For different reasons, over the past few months I have found myself diving into the rich collection of previous research works in several areas: Wikipedia studies, libre software engineering, social media and social network analysis, to name a few. Probably, many of you already know my inborn bias towards quantitative research (but also for multidisciplinar research methods). So, it may sound totally unsurprising that most of the publications I was reviewing included empirical experiments on different datasets gathered from a wide variety of sources, target systems and virtual communities. As I was scrolling through the pages, I realized, once again, the huge proportion of research work that cannot be replicated in a easy way. Still a sad lesson to be learned, considering that, today, most of us researchers work with digital data. And bits can be duplicated or sent to the other side of the world at negligible cost.
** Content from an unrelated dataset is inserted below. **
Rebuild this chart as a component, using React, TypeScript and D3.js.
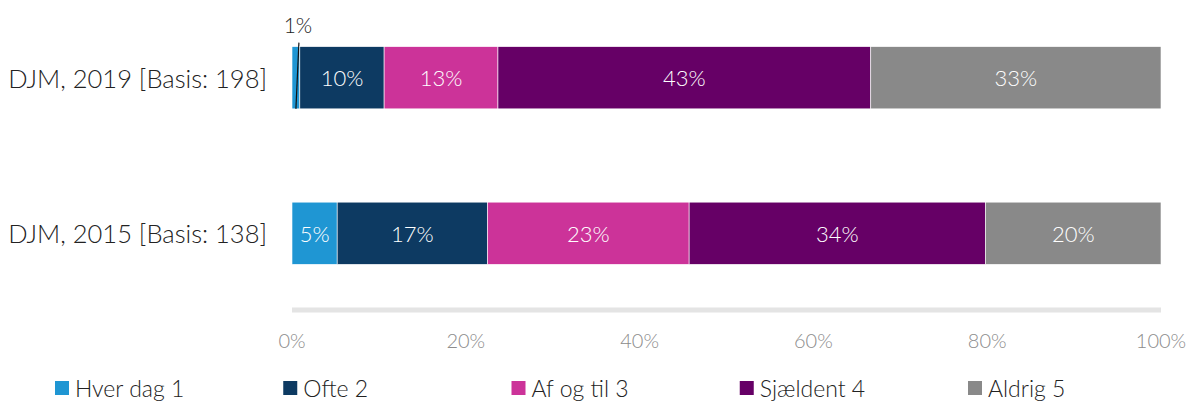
import React from "react";
import * as d3 from "d3";

const categories = ["DJM, 2019 [Basis: 198]", "DJM, 2015 [Basis: 138]"];
const seriesNames = ["Hver dag 1", "Ofte 2", "Af og til 3", "Sjældent 4", "Aldrig 5"];
const seriesColors = ["#1f96d3", "#0d3a62", "#cc3399", "#660066", "#898989"];
const values2019 = [0.9, 9.7, 13.1, 42.9, 33.4];
const values2015 = [5.2, 17.3, 23.2, 34.1, 20.2];
const labels2019 = ["1%", "10%", "13%", "43%", "33%"];
const labels2015 = ["5%", "17%", "23%", "34%", "20%"];
const tickValues = [0, 20, 40, 60, 80, 100];

const W = 1189, H = 404;
const FONT = "'Lato', 'Open Sans', sans-serif";

export default function App() {
  const x = d3.scaleLinear().domain([0, 100]).range([292, 1161]);
  const y = d3.scaleBand().domain(categories).range([0, 311]).paddingInner(0.6).paddingOuter(0.3);
  const rows = [
    { cat: categories[0], vals: values2019, labels: labels2019 },
    { cat: categories[1], vals: values2015, labels: labels2015 },
  ];
  const legendX = d3.scalePoint().domain(seriesNames).range([55, 968]);
  return (
    <svg width={W} height={H} style={{ position: "absolute", left: 0, top: 0, fontFamily: FONT }}>
      <rect width={W} height={H} fill="#fff" />
      {rows.map((r) => {
        const stack = d3.cumsum(r.vals);
        const y0 = y(r.cat)!;
        const bh = y.bandwidth();
        return (
          <g key={r.cat}>
            <text x={267} y={y0 + bh / 2} textAnchor="end" dominantBaseline="central" fontSize={25.5} fontWeight={300} fill="#222">{r.cat}</text>
            {r.vals.map((v, i) => {
              const start = i === 0 ? 0 : stack[i - 1];
              const x0 = x(start), x1 = x(stack[i]);
              const small = v < 3;
              return (
                <g key={i}>
                  <rect x={x0} y={y0} width={x1 - x0} height={bh} fill={seriesColors[i]} stroke="#fff" strokeWidth={0.6} />
                  {!small && (
                    <text x={(x0 + x1) / 2} y={y0 + bh / 2} textAnchor="middle" dominantBaseline="central" fontSize={22} fontWeight={300} fill="#fff">{r.labels[i]}</text>
                  )}
                  {small && (
                    <g>
                      <line x1={(x0 + x1) / 2 + 3} y1={y0 - 4} x2={(x0 + x1) / 2} y2={y0 + bh} stroke="#111" strokeWidth={1.2} />
                      <text x={(x0 + x1) / 2 + 2} y={y0 - 14} textAnchor="middle" fontSize={21} fontWeight={300} fill="#222">{r.labels[i]}</text>
                    </g>
                  )}
                </g>
              );
            })}
          </g>
        );
      })}
      <line x1={x(0)} x2={x(100)} y1={310} y2={310} stroke="#e4e4e4" strokeWidth={5} />
      {tickValues.map((t) => (
        <text key={t} x={x(t)} y={340} textAnchor="middle" dominantBaseline="central" fontSize={20} fontWeight={300} fill="#8c8c8c">{t}%</text>
      ))}
      {seriesNames.map((s, i) => (
        <g key={s} transform={`translate(${legendX(s)},388)`}>
          <rect x={0} y={-7} width={14} height={14} fill={seriesColors[i]} />
          <text x={20} y={0} dominantBaseline="central" fontSize={23} fontWeight={300} fill="#222">{s}</text>
        </g>
      ))}
    </svg>
  );
}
4-digit combination padlock I already commented in my first post the curious study conducted by my colleague Gregorio Robles, about replicability of research works published in MSR. For those of you unfamiliar with MSR series, this is a working conference (formerly a workshop) devoted to the art of “Mining Software Repositories”. It is also co-located with ICSE, preeminent conference on software engineering, so it attracts the top-notch specialists in this area. One would expect that a scientific conference focused on such an empirical, hands-on activity would encourage (and even demand) the ability to access all datasets and tools used in previous experiments, in order to i) better learn the insights of different methods and practical solutions to problems in this area and ii) to make their life easier to other researchers willing to build on top of existing methods, tools and results.

Far from this, the conclusions from the replicability study were quite dissapointing. From the 171 papers published in the 6 previous editions of MSR, the most frequent case (64 papers) is that of a study that uses publicly available data sources, but it doesn’t offer access to the processed dataset (the results), or to the tools/scripts to perform that study, either. Even more worrisome is a trend discovered in these publications: as time goes by, the number of papers with publicly available processed datasets was lower!! Therefore, the situation is getting worse.